Surely the Vice-President of the CSA knew what he was talking about when he said:
(Our new government's) foundations are laid, its corner-stone rests, upon the great truth that the negro is not equal to the white man; that slavery-subordination to the superior race-is his natural and normal condition. This, our new government, is the first, in the history of the world, based upon this great physical, philosophical, and moral truth.
But let's not take his word for it. South Carolina listed a Declaration of the Immediate Causes Which Induce and Justify the Secession of South Carolina from the Federal Union , in which they listed... the US Government's hostility to slavery.
They weren't the only ones, though. Georgia created a similiar document. It begins:
The people of Georgia having dissolved their political connection with the Government of the United States of America, present to their confederates and the world the causes which have led to the separation. For the last ten years we have had numerous and serious causes of complaint against our non-slave-holding confederate States with reference to the subject of African slavery.
Took them two whole sentences to get to the point.
Mississippi's was similarly direct, opening with:
In the momentous step which our State has taken of dissolving its connection with the government of which we so long formed a part, it is but just that we should declare the prominent reasons which have induced our course.
Our position is thoroughly identified with the institution of slavery-- the greatest material interest of the world.
And finally - Texas, not to be outdone, wrote its own declaration.
Texas abandoned her separate national existence and consented to become one of the Confederated Union to promote her welfare, insure domestic tranquility and secure more substantially the blessings of peace and liberty to her people.

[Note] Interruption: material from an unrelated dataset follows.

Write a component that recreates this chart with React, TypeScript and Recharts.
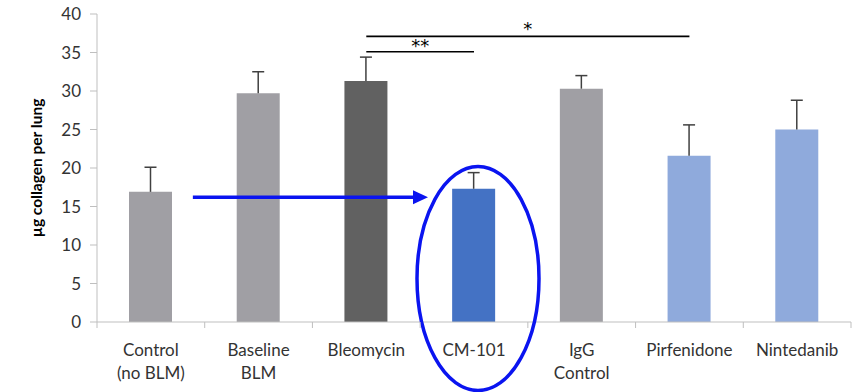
import { BarChart, Bar, XAxis, YAxis, Cell, ReferenceLine, ReferenceDot } from "recharts";

const groups = ["Control (no BLM)", "Baseline BLM", "Bleomycin", "CM-101", "IgG Control", "Pirfenidone", "Nintedanib"];
const labelLines = [["Control", "(no BLM)"], ["Baseline", "BLM"], ["Bleomycin"], ["CM-101"], ["IgG", "Control"], ["Pirfenidone"], ["Nintedanib"]];
const collagen = [16.9, 29.7, 31.3, 17.3, 30.3, 21.6, 25.0];
const errorUp = [3.2, 2.8, 3.1, 2.1, 1.7, 4.0, 3.8];
const barColors = ["#a09fa4", "#a09fa4", "#616161", "#4472c4", "#a09fa4", "#8faadc", "#8faadc"];
const yTicks = [0, 5, 10, 15, 20, 25, 30, 35, 40];

const data = groups.map((g, i) => ({
  group: g,
  value: collagen[i],
  err: errorUp[i],
}));

const FONT = "Lato, 'Open Sans', sans-serif";
const BLUE = "#0a14f0";

function XTick(props: any) {
  const { x, y, payload, index } = props;
  const half = payload.offset || 54;
  const lines = labelLines[index] || [String(payload.value)];
  return (
    <g>
      <line x1={x - half} y1={y - 8} x2={x - half} y2={y - 2} stroke="#bfbfbf" />
      {index === groups.length - 1 && (
        <line x1={x + half} y1={y - 8} x2={x + half} y2={y - 2} stroke="#bfbfbf" />
      )}
      <text x={x} y={y + 26} textAnchor="middle" fontSize={17} fill="#333" fontFamily={FONT}>
        {lines.map((l: string, i: number) => (
          <tspan key={i} x={x} dy={i === 0 ? 0 : 23}>
            {l}
          </tspan>
        ))}
      </text>
    </g>
  );
}

// upper whisker only, drawn as a stacked transparent bar
function Whisker(props: any) {
  const { x, y, width, height } = props;
  const cx = x + width / 2;
  return (
    <g stroke="#404040" strokeWidth={1.5}>
      <line x1={cx} y1={y} x2={cx} y2={y + height} />
      <line x1={cx - 6} y1={y} x2={cx + 6} y2={y} />
    </g>
  );
}

function Arrow(props: any) {
  const { x1, y1, x2 } = props;
  const start = x1 + 42;
  const tip = x2 - 46;
  return (
    <g>
      <line x1={start} y1={y1} x2={tip - 12} y2={y1} stroke={BLUE} strokeWidth={3.5} />
      <path d={`M${tip},${y1} L${tip - 15},${y1 - 7} L${tip - 15},${y1 + 7} Z`} fill={BLUE} />
    </g>
  );
}

function Ring(props: any) {
  const { cx, cy } = props;
  return <ellipse cx={cx + 4} cy={cy} rx={61} ry={112} fill="none" stroke={BLUE} strokeWidth={3.5} />;
}

const starStyle = { fontSize: 18, fill: "#000", stroke: "none", fontFamily: "'DejaVu Sans', sans-serif" };

export default function App() {
  return (
    <div style={{ position: "absolute", left: 0, top: 0, background: "#fff" }}>
      <BarChart
        width={866}
        height={392}
        data={data}
        margin={{ top: 14, right: 15, bottom: 0, left: 0 }}
        barCategoryGap={0}
      >
        <XAxis
          dataKey="group"
          interval={0}
          tickLine={false}
          stroke="#bfbfbf"
          height={70}
          tick={<XTick />}
        />
        <YAxis
          width={97}
          domain={[0, 40]}
          ticks={yTicks}
          tickSize={7}
          tickMargin={9}
          stroke="#bfbfbf"
          tick={{ fill: "#333", fontSize: 17, fontFamily: FONT }}
          label={{
            value: "µg collagen per lung",
            angle: -90,
            position: "center",
            dx: -12,
            style: { fontSize: 15.5, fontWeight: 700, fill: "#000", fontFamily: FONT },
          }}
        />
        <Bar dataKey="value" stackId="a" barSize={43} isAnimationActive={false}>
          {data.map((d, i) => (
            <Cell key={d.group} fill={barColors[i]} />
          ))}
        </Bar>
        <Bar dataKey="err" stackId="a" barSize={43} shape={<Whisker />} isAnimationActive={false} />
        <ReferenceLine
          segment={[{ x: "Bleomycin", y: 35.1 }, { x: "CM-101", y: 35.1 }]}
          stroke="#000"
          strokeWidth={1.6}
          label={{ value: "**", position: "top", offset: 0, style: starStyle }}
        />
        <ReferenceLine
          segment={[{ x: "Bleomycin", y: 37.1 }, { x: "Pirfenidone", y: 37.1 }]}
          stroke="#000"
          strokeWidth={1.6}
          label={{ value: "*", position: "top", offset: 1, style: starStyle }}
        />
        <ReferenceLine
          segment={[{ x: "Control (no BLM)", y: 16.2 }, { x: "CM-101", y: 16.2 }]}
          shape={<Arrow />}
        />
        <ReferenceDot x="CM-101" y={5.65} shape={<Ring />} ifOverflow="visible" />
      </BarChart>
    </div>
  );
}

She was received into the confederacy with her own constitution, under the guarantee of the federal constitution and the compact of annexation, that she should enjoy these blessings. She was received as a commonwealth holding, maintaining and protecting the institution known as negro slavery-- the servitude of the African to the white race within her limits-- a relation that had existed from the first settlement of her wilderness by the white race, and which her people intended should exist in all future time.
Look, I'm sympathetic to a bunch of noble freedom-fighters who recoil against Federal control and rebel in the name of liberty, but these guys weren't that. They were fighting to preserve their state's right to own slaves.
Well? Make up your mind, darn it. Was it or wasn't it? Largely means it is part of something more. :-)
And finally - Texas, not to be outdone, wrote its own declaration.
Texas should have simply renounced the 1845 Treaty and reclaimed its status as a Republic. That unique status kinda separates us from everybody else except Hawaii.